Beach town’s body-piercing rules put on hold
Body-piercing shops in Myrtle Beach, S.C., have won a temporary reprieve from a city ordinance that limits where piercing can be done.
Judge John Breeden issued a temporary restraining order on April 6 that halts enforcement of a 6-month-old ordinance pending a hearing in the Horry County Court of Common Pleas on April 15. The ordinance was scheduled to take effect today.
Edward Friend, owner of Can-Am Gift, a shop that does body piercing in the Ocean Boulevard district, filed a lawsuit April 6 challenging the ordinance on free-expression grounds.
The ordinance prohibits businesses from using body piercing as their primary source of income.
According to the ordinance, “Body piercing shall be permitted as an accessory use only in health care establishments engaged in the science and art of preventing, curing or alleviating disease, including medical, surgical, psychiatric, chiropractic and osteopathic, and dental hospitals, clinics and offices.”

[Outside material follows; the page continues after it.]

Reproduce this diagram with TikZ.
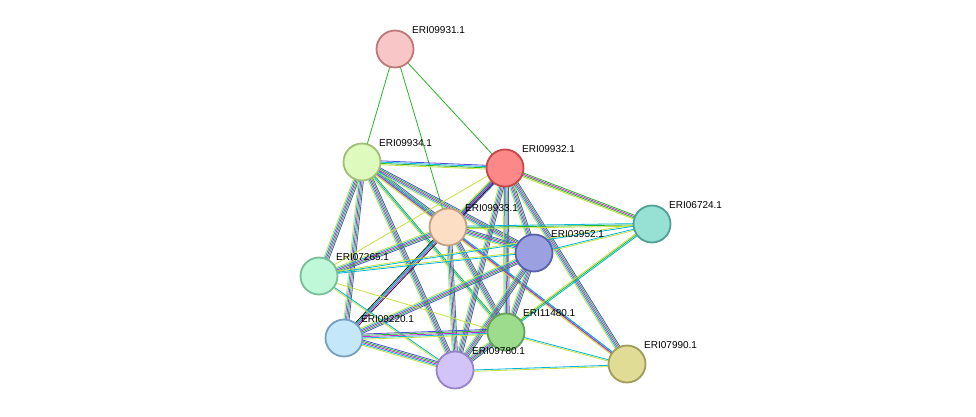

Friend says that about 70% of the shops in the Ocean Boulevard area offer body piercing and that the city doesn't want that image. He said that the ordinance was the city's way of discouraging businesses from performing body piercing.
“The ordinance restricts customers from expressing themselves and restricts the artists from performing their art,” he said.
Ronald Hazzard, an attorney for Friend, said that there had been a clear violation of First Amendment rights for body-piercing clients and business owners. He also says the ordinance violates equal-protection rights by excluding traditional piercing, such as ear-lobe piercing, from the same stipulations as other body piercing.
“We are not zoning body piercing out,” said Rachel Broadhurst, Myrtle Beach City Council member. “We are just placing it in areas that have the opportunity to be safer.”
Broadhurst said that since health care facilities must meet standards set by the state, the chances for sterilization and safety were greater than at commercial businesses that provide body piercing.
Friend says he supports regulation of body piercing that promotes health and safety, but not the ordinance that “basically bans body piercing.”
“The ordinance takes a lawful endeavor and zones it out of existence,” Hazzard said.
“The ordinance makes it impossible to continue body piercing because no medical facility would allow it in their office,” Friend said. Hazzard also says he is unaware of a medical facility that allows body piercing.
Broadhurst says she knows of no health facilities that perform body piercing, but that doesn't mean they will not allow it in the future.
Councilman Wilson Cain says that he has heard several complaints from mothers of underage children about body piercing.
“All you have to do is walk down the Boulevard at night and see the things that go on that shouldn't be allowed in any place,” Cain said. “It's not proper.”
Cain, who is also a pharmacist, says there have been attempts to weed out unhealthy or unclean facilities, but the city can't enforce their regulations because of the many people visiting the Ocean Boulevard area.
“It's not good publicity for a family beach,” Cain said.
He says that he voted for the ordinance because he feels that if body piercing takes place in a medical facility it will be better monitored and safer.
Despite Mayor Mark McBride's opposition, all City Council members voted for the ordinance last October.
After the vote, McBride told the Associated Press that the ordinance would not be enforceable.
Hazzard claims Friend is entitled to damages because city officials have violated his civil rights by making it impossible for Friend to continue his art.
“I know my constitutional rights and I won't let them be violated,” Friend said.